▸ **What is required**
Your task is to transcribe all of the data below exactly, omitting the images.

%%

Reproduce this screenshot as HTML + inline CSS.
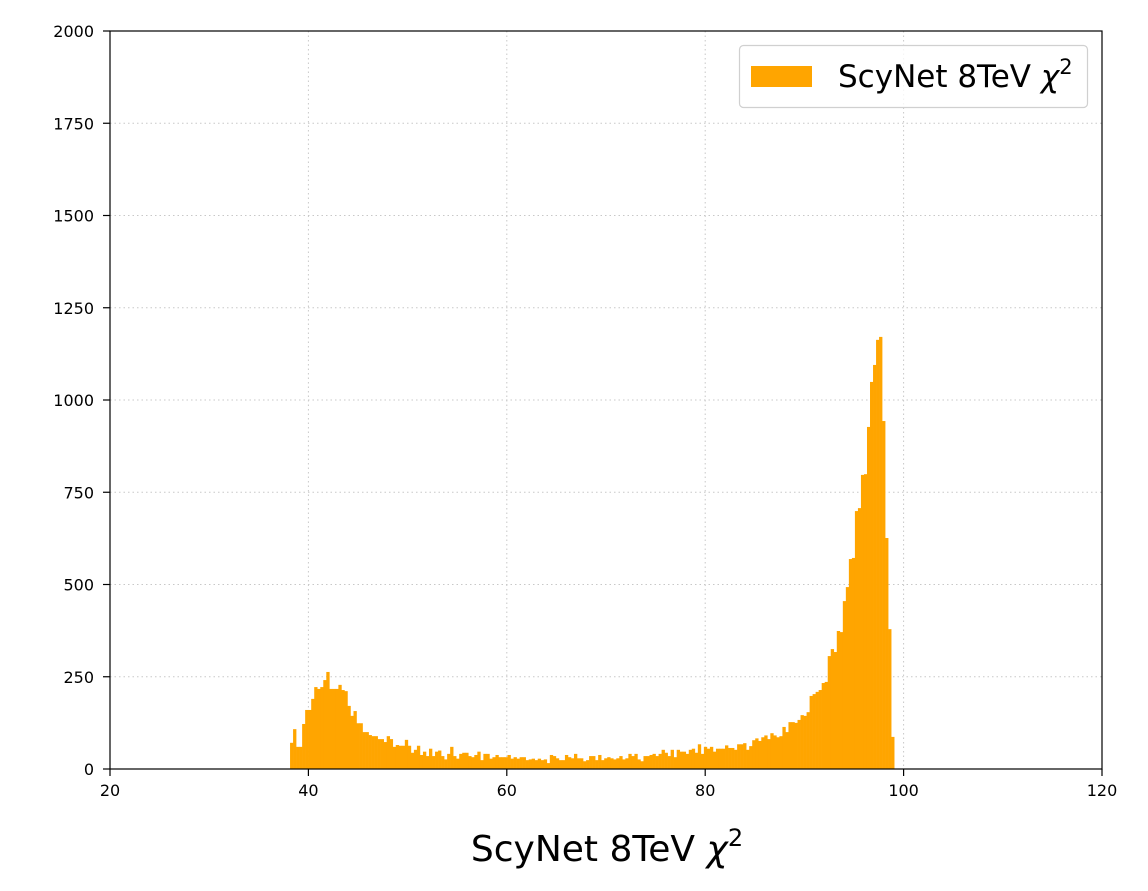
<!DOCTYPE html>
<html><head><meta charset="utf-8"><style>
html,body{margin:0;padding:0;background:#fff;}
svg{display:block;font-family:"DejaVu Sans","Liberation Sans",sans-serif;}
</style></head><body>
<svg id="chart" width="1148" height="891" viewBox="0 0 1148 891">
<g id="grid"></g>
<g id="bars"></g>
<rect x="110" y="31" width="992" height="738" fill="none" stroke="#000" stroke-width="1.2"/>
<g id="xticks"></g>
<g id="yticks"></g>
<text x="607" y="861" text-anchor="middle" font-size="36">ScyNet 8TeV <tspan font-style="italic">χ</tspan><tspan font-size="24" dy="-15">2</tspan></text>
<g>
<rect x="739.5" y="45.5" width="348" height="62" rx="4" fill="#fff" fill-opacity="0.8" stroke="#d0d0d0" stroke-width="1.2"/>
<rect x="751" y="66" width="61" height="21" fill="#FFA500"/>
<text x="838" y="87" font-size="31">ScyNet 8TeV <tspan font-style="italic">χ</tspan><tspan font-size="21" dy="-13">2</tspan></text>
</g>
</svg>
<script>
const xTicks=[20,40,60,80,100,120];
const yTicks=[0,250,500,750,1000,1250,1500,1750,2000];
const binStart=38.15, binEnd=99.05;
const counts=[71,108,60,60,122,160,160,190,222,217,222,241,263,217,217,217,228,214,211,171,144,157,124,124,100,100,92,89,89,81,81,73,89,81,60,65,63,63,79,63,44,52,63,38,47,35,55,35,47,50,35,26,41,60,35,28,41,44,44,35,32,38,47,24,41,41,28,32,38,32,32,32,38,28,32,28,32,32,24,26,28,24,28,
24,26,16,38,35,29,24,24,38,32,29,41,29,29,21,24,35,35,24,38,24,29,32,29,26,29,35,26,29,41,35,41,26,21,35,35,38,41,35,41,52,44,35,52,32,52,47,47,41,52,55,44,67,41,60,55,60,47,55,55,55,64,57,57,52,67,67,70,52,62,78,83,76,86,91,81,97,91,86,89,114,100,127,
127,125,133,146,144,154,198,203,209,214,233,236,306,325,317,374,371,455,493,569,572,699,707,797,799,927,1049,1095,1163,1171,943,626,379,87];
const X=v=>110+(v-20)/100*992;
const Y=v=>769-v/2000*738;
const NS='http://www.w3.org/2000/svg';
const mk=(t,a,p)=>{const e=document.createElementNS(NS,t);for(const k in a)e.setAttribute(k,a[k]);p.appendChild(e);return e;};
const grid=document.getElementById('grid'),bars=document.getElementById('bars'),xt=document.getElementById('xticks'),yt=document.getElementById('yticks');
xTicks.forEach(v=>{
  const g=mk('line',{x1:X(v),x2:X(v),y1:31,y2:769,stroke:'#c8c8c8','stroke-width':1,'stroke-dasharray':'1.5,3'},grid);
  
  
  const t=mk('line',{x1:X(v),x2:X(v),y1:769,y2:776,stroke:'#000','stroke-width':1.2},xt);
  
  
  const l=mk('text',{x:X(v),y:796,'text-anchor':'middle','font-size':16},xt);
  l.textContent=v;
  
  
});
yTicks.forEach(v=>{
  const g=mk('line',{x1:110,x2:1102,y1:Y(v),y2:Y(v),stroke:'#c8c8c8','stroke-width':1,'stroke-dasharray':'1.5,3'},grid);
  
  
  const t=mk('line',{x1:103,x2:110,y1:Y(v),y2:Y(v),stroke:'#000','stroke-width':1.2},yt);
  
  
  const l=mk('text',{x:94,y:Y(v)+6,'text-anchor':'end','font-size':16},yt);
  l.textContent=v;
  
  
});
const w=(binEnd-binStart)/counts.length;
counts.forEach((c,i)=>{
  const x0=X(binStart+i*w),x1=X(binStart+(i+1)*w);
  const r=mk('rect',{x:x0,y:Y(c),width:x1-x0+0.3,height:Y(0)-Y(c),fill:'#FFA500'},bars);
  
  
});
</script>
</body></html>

%%

▸ **Final result**
Reproduce this screenshot as HTML + inline CSS.
<!DOCTYPE html>
<html><head><meta charset="utf-8"><style>
html,body{margin:0;padding:0;background:#fff;}
svg{display:block;font-family:"DejaVu Sans","Liberation Sans",sans-serif;}
</style></head><body>
<svg id="chart" width="1148" height="891" viewBox="0 0 1148 891">
<g id="grid"></g>
<g id="bars"></g>
<rect x="110" y="31" width="992" height="738" fill="none" stroke="#000" stroke-width="1.2"/>
<g id="xticks"></g>
<g id="yticks"></g>
<text x="607" y="861" text-anchor="middle" font-size="36">ScyNet 8TeV <tspan font-style="italic">χ</tspan><tspan font-size="24" dy="-15">2</tspan></text>
<g>
<rect x="739.5" y="45.5" width="348" height="62" rx="4" fill="#fff" fill-opacity="0.8" stroke="#d0d0d0" stroke-width="1.2"/>
<rect x="751" y="66" width="61" height="21" fill="#FFA500"/>
<text x="838" y="87" font-size="31">ScyNet 8TeV <tspan font-style="italic">χ</tspan><tspan font-size="21" dy="-13">2</tspan></text>
</g>
</svg>
<script>
const xTicks=[20,40,60,80,100,120];
const yTicks=[0,250,500,750,1000,1250,1500,1750,2000];
const binStart=38.15, binEnd=99.05;
const counts=[71,108,60,60,122,160,160,190,222,217,222,241,263,217,217,217,228,214,211,171,144,157,124,124,100,100,92,89,89,81,81,73,89,81,60,65,63,63,79,63,44,52,63,38,47,35,55,35,47,50,35,26,41,60,35,28,41,44,44,35,32,38,47,24,41,41,28,32,38,32,32,32,38,28,32,28,32,32,24,26,28,24,28,
24,26,16,38,35,29,24,24,38,32,29,41,29,29,21,24,35,35,24,38,24,29,32,29,26,29,35,26,29,41,35,41,26,21,35,35,38,41,35,41,52,44,35,52,32,52,47,47,41,52,55,44,67,41,60,55,60,47,55,55,55,64,57,57,52,67,67,70,52,62,78,83,76,86,91,81,97,91,86,89,114,100,127,
127,125,133,146,144,154,198,203,209,214,233,236,306,325,317,374,371,455,493,569,572,699,707,797,799,927,1049,1095,1163,1171,943,626,379,87];
const X=v=>110+(v-20)/100*992;
const Y=v=>769-v/2000*738;
const NS='http://www.w3.org/2000/svg';
const mk=(t,a,p)=>{const e=document.createElementNS(NS,t);for(const k in a)e.setAttribute(k,a[k]);p.appendChild(e);return e;};
const grid=document.getElementById('grid'),bars=document.getElementById('bars'),xt=document.getElementById('xticks'),yt=document.getElementById('yticks');
xTicks.forEach(v=>{
  const g=mk('line',{x1:X(v),x2:X(v),y1:31,y2:769,stroke:'#c8c8c8','stroke-width':1,'stroke-dasharray':'1.5,3'},grid);
  
  
  const t=mk('line',{x1:X(v),x2:X(v),y1:769,y2:776,stroke:'#000','stroke-width':1.2},xt);
  
  
  const l=mk('text',{x:X(v),y:796,'text-anchor':'middle','font-size':16},xt);
  l.textContent=v;
  
  
});
yTicks.forEach(v=>{
  const g=mk('line',{x1:110,x2:1102,y1:Y(v),y2:Y(v),stroke:'#c8c8c8','stroke-width':1,'stroke-dasharray':'1.5,3'},grid);
  
  
  const t=mk('line',{x1:103,x2:110,y1:Y(v),y2:Y(v),stroke:'#000','stroke-width':1.2},yt);
  
  
  const l=mk('text',{x:94,y:Y(v)+6,'text-anchor':'end','font-size':16},yt);
  l.textContent=v;
  
  
});
const w=(binEnd-binStart)/counts.length;
counts.forEach((c,i)=>{
  const x0=X(binStart+i*w),x1=X(binStart+(i+1)*w);
  const r=mk('rect',{x:x0,y:Y(c),width:x1-x0+0.3,height:Y(0)-Y(c),fill:'#FFA500'},bars);
  
  
});
</script>
</body></html>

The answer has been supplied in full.